- Dolon Nor Location in Inner Mongolia
- Coordinates: 42°12′24″N 116°29′05″E﻿ / ﻿42.20667°N 116.48472°E
- Country: China
- Region: Inner Mongolia
- League: Xilin Gol
- County: Duolun County
- Elevation: 1,237 m (4,058 ft)
- Time zone: UTC+8 (China Standard)
- Postal code: 027300
- Area code: 0479

= Dolon Nor =

Dolon Nor, also known as Dolonnur and previously as To-lun and Lama-Miao, is a town and the county seat of Duolun County, Xilin Gol League in the Inner Mongolia Autonomous region, China. It is of historical importance because the remnants of Shangdu, the summer capital of Kublai Khan and the following Mongol emperors of the Yuan dynasty (13th and 14th century), are located some 28 kilometers (17 miles) northwest of the modern town. Beginning in the 17th century, the Manchu emperors of the Qing dynasty developed the city as a religious center.

View of the city Tolon-Noor, 1851

In the 11th edition of the Encyclopaedia Britannica, the city was described as follows:

The town proper almost exclusively occupied by Chinese, is about a mile in length by half a mile in breadth, has narrow and dirty streets, and contains a population of about 26,000. Unlike the ordinary Chinese town of the same rank, it is not walled. A busy trade is carried on between the Chinese and the Mongolians, who bring in their cattle, sheep, camels, hides and wool to barter for tea, tobacco, cotton and silk. At some distance from the Chinese town lies the Mongolian quarter, with two groups of lama temples and villages occupied by about 2300 priests. Dr Williamson (Journeys in North China, 1870) described the chief temple as a huge oblong building with an interior not unlike a Gothic church. Lamamiao is the seat of a manufactory of bronze idols and other articles of ritual, which find their way to all parts of Mongolia and Tibet.

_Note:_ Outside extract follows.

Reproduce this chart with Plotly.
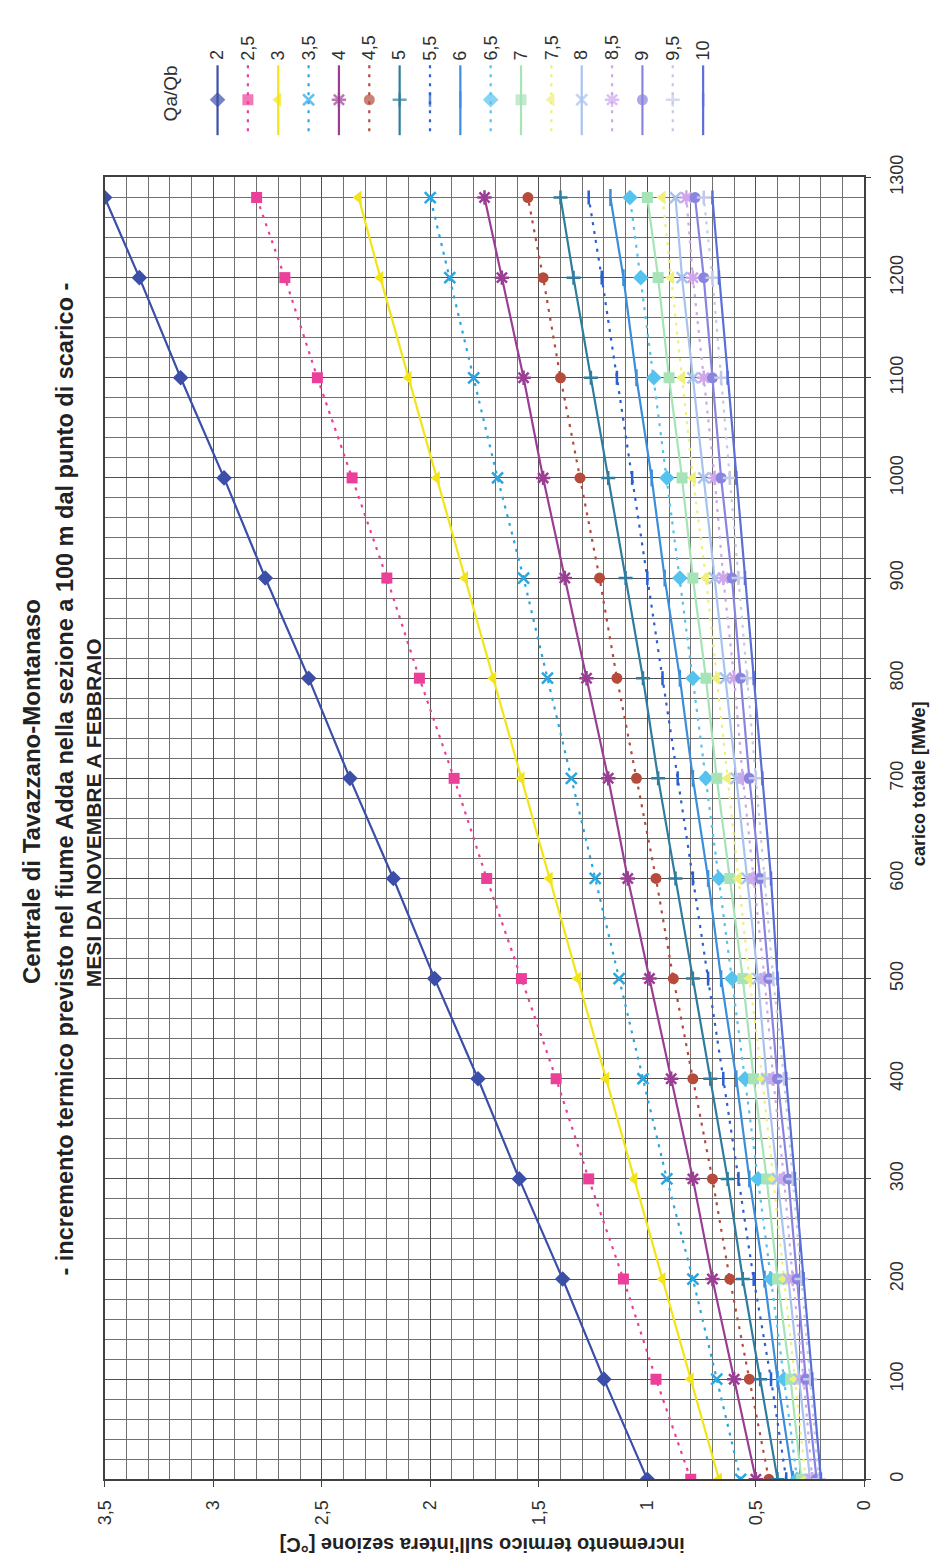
import plotly.graph_objects as go

W, H = 952, 1562

# ---------------- data ----------------
carico = [0, 100, 200, 300, 400, 500, 600, 700, 800, 900, 1000, 1100, 1200, 1280]

ratio_labels = ['2', '2,5', '3', '3,5', '4', '4,5', '5', '5,5', '6', '6,5',
                '7', '7,5', '8', '8,5', '9', '9,5', '10']

s_2   = [1.00, 1.20, 1.39, 1.59, 1.78, 1.98, 2.17, 2.37, 2.56, 2.76, 2.95, 3.15, 3.34, 3.50]
s_2_5 = [0.80, 0.96, 1.11, 1.27, 1.42, 1.58, 1.74, 1.89, 2.05, 2.20, 2.36, 2.52, 2.67, 2.80]
s_3   = [0.67, 0.80, 0.93, 1.06, 1.19, 1.32, 1.45, 1.58, 1.71, 1.84, 1.97, 2.10, 2.23, 2.33]
s_3_5 = [0.57, 0.68, 0.79, 0.91, 1.02, 1.13, 1.24, 1.35, 1.46, 1.57, 1.69, 1.80, 1.91, 2.00]
s_4   = [0.50, 0.60, 0.70, 0.79, 0.89, 0.99, 1.09, 1.18, 1.28, 1.38, 1.48, 1.57, 1.67, 1.75]
s_4_5 = [0.44, 0.53, 0.62, 0.70, 0.79, 0.88, 0.96, 1.05, 1.14, 1.22, 1.31, 1.40, 1.48, 1.55]
s_5   = [0.40, 0.48, 0.56, 0.63, 0.71, 0.79, 0.87, 0.95, 1.02, 1.10, 1.18, 1.26, 1.34, 1.40]
s_5_5 = [0.36, 0.43, 0.51, 0.58, 0.65, 0.72, 0.79, 0.86, 0.93, 1.00, 1.07, 1.14, 1.21, 1.27]
s_6   = [0.33, 0.40, 0.46, 0.53, 0.59, 0.66, 0.72, 0.79, 0.85, 0.92, 0.98, 1.05, 1.11, 1.17]
s_6_5 = [0.31, 0.37, 0.43, 0.49, 0.55, 0.61, 0.67, 0.73, 0.79, 0.85, 0.91, 0.97, 1.03, 1.08]
s_7   = [0.29, 0.34, 0.40, 0.45, 0.51, 0.56, 0.62, 0.68, 0.73, 0.79, 0.84, 0.90, 0.95, 1.00]
s_7_5 = [0.27, 0.32, 0.37, 0.42, 0.47, 0.53, 0.58, 0.63, 0.68, 0.73, 0.79, 0.84, 0.89, 0.93]
s_8   = [0.25, 0.30, 0.35, 0.40, 0.45, 0.49, 0.54, 0.59, 0.64, 0.69, 0.74, 0.79, 0.84, 0.87]
s_8_5 = [0.24, 0.28, 0.33, 0.37, 0.42, 0.46, 0.51, 0.56, 0.60, 0.65, 0.69, 0.74, 0.79, 0.82]
s_9   = [0.22, 0.27, 0.31, 0.35, 0.40, 0.44, 0.48, 0.53, 0.57, 0.61, 0.66, 0.70, 0.74, 0.78]
s_9_5 = [0.21, 0.25, 0.29, 0.33, 0.37, 0.42, 0.46, 0.50, 0.54, 0.58, 0.62, 0.66, 0.70, 0.74]
s_10  = [0.20, 0.24, 0.28, 0.32, 0.36, 0.40, 0.43, 0.47, 0.51, 0.55, 0.59, 0.63, 0.67, 0.70]

series = [s_2, s_2_5, s_3, s_3_5, s_4, s_4_5, s_5, s_5_5, s_6, s_6_5,
          s_7, s_7_5, s_8, s_8_5, s_9, s_9_5, s_10]

inc_tickvals = [0, 0.5, 1, 1.5, 2, 2.5, 3, 3.5]
inc_ticktext = ['0', '0,5', '1', '1,5', '2', '2,5', '3', '3,5']
car_tickvals = [0, 100, 200, 300, 400, 500, 600, 700, 800, 900, 1000, 1100, 1200, 1300]

title_1 = 'Centrale di Tavazzano-Montanaso'
title_2 = '- incremento termico previsto nel fiume Adda nella sezione a 100 m dal punto di scarico -'
title_3 = 'MESI DA NOVEMBRE A FEBBRAIO'
x_title = 'carico totale [MWe]'
y_title = "incremento termico sull'intera sezione [°C]"
legend_title = 'Qa/Qb'

# ---------------- styles ----------------
colors = ['#3B4FA8', '#EC3F9A', '#F2E417', '#2AA6E0', '#9A3E94', '#B64B3C',
          '#2F7C9E', '#2B5FD4', '#3B8EDC', '#55C3EE', '#A6E3B6', '#EEF07A',
          '#A8C3EE', '#CFA6EA', '#8984E0', '#C4C9E6', '#5A70D8']
symbols = ['diamond', 'square', 'triangle-left', 'x-thin-open', 'asterisk-open', 'circle',
           'cross-thin-open', 'line-ns-open', 'line-ns-open', 'diamond', 'square',
           'triangle-left', 'x-thin-open', 'asterisk-open', 'circle', 'cross-thin-open',
           'line-ns-open']
sizes = [12, 11, 12, 11, 12, 11, 10, 10, 12, 12, 11, 12, 11, 12, 11, 10, 10]
dashes = ['solid' if i % 2 == 0 else '3px,6px' for i in range(len(series))]

GRID_MAJOR = '#505050'
GRID_MINOR = '#707070'
FONT = 'Liberation Sans, Arial, sans-serif'
TXT = '#303030'

# plot area in pixels
PL, PR, PT, PB = 96.7, 872.7, 157, 1480


def fx(p):
    return p / W


def fy(p):
    return 1 - p / H


fig = go.Figure()

for i, (lab, vals) in enumerate(zip(ratio_labels, series)):
    is_open = symbols[i].endswith('open')
    fig.add_trace(go.Scatter(
        x=vals, y=carico, name=lab, mode='lines+markers',
        xaxis='x', yaxis='y',
        line=dict(color=colors[i], width=2.2, dash=dashes[i]),
        marker=dict(symbol=symbols[i], size=sizes[i], color=colors[i],
                    line=dict(color=colors[i], width=2.5 if is_open else 0)),
        showlegend=False,
    ))

# -------- hand-built rotated legend --------
LEG_X0, LEG_DX = 212, 31
LEG_TOP, LEG_MID, LEG_BOT = 43, 78, 114
annotations = []
for i, lab in enumerate(ratio_labels):
    lx = LEG_X0 + i * LEG_DX
    is_open = symbols[i].endswith('open')
    fig.add_trace(go.Scatter(
        x=[lx, lx, lx], y=[LEG_TOP, LEG_MID, LEG_BOT], mode='lines+markers',
        xaxis='x2', yaxis='y2', showlegend=False, hoverinfo='skip',
        line=dict(color=colors[i], width=2.2, dash=dashes[i]),
        marker=dict(symbol=symbols[i], size=[0, sizes[i], 0], color=colors[i],
                    line=dict(color=colors[i], width=2.5 if is_open else 0)),
    ))
    annotations.append(dict(
        x=fx(lx), y=fy(40), xref='paper', yref='paper', text=lab, showarrow=False,
        textangle=-90, xanchor='center', yanchor='bottom',
        font=dict(family=FONT, size=18, color=TXT)))

annotations.append(dict(
    x=fx(164), y=fy(72), xref='paper', yref='paper', text=legend_title, showarrow=False,
    textangle=-90, xanchor='center', yanchor='middle',
    font=dict(family=FONT, size=19, color=TXT)))

# titles
annotations += [
    dict(x=fx(22), y=fy(781), xref='paper', yref='paper', text='<b>%s</b>' % title_1,
         showarrow=False, textangle=-90, xanchor='center', yanchor='middle',
         font=dict(family=FONT, size=24, color='#222')),
    dict(x=fx(56), y=fy(768), xref='paper', yref='paper', text='<b>%s</b>' % title_2,
         showarrow=False, textangle=-90, xanchor='center', yanchor='middle',
         font=dict(family=FONT, size=23.5, color='#222')),
    dict(x=fx(85), y=fy(803), xref='paper', yref='paper', text='<b>%s</b>' % title_3,
         showarrow=False, textangle=-90, xanchor='center', yanchor='middle',
         font=dict(family=FONT, size=21, color='#222')),
    dict(x=fx(928), y=fy(773), xref='paper', yref='paper', text='<b>%s</b>' % x_title,
         showarrow=False, textangle=-90, xanchor='center', yanchor='middle',
         font=dict(family=FONT, size=18, color='#222')),
    dict(x=fx(482), y=fy(1546), xref='paper', yref='paper', text='<b>%s</b>' % y_title,
         showarrow=False, textangle=180, xanchor='center', yanchor='middle',
         font=dict(family=FONT, size=20, color='#222')),
]

fig.update_layout(
    width=W, height=H, autosize=False,
    margin=dict(l=0, r=0, t=0, b=0),
    paper_bgcolor='white', plot_bgcolor='rgba(0,0,0,0)',
    showlegend=False,
    font=dict(family=FONT, color=TXT),
    xaxis=dict(
        domain=[fx(PL), fx(PR)], range=[3.5, 0], anchor='y',
        tickmode='array', tickvals=inc_tickvals, ticktext=inc_ticktext,
        tickangle=-90, tickfont=dict(size=18, color=TXT),
        showgrid=True, gridcolor=GRID_MAJOR, gridwidth=1.4,
        minor=dict(dtick=0.1, tick0=0, showgrid=True, gridcolor=GRID_MINOR, gridwidth=1.1),
        showline=True, linecolor='#404040', linewidth=1.6, mirror=True,
        ticks='outside', ticklen=6, tickcolor='#404040', ticklabelstandoff=6,
        zeroline=False,
    ),
    yaxis=dict(
        domain=[fy(PB), fy(PT)], range=[0, 1300], anchor='x', side='right',
        tickmode='array', tickvals=car_tickvals,
        tickangle=-90, tickfont=dict(size=18, color=TXT),
        showgrid=True, gridcolor=GRID_MAJOR, gridwidth=1.4,
        minor=dict(dtick=20, tick0=0, showgrid=True, gridcolor=GRID_MINOR, gridwidth=1.1),
        showline=True, linecolor='#404040', linewidth=1.6, mirror=True,
        ticks='outside', ticklen=5, tickcolor='#404040', ticklabelstandoff=10,
        zeroline=False,
    ),
    xaxis2=dict(domain=[0, 1], range=[0, W], anchor='y2', visible=False, fixedrange=True),
    yaxis2=dict(domain=[fy(130), 1], range=[130, 0], anchor='x2', visible=False, fixedrange=True),
    annotations=annotations,
)

fig.write_html('out.html', config={'displayModeBar': False},
               post_script="document.body.style.margin='0px';document.body.style.overflow='hidden';")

The craftsmen work in their own houses.

Another, longer description of the city is in writings of Évariste Huc (1813–1860), a Frenchman who stayed there in 1845 on his way to Lhasa (which he reached after 18 months of travelling).

In 1933, the town was the object of fighting between the Japanese and their Manchukuoan puppet troops and the Chahar People's Anti-Japanese Army.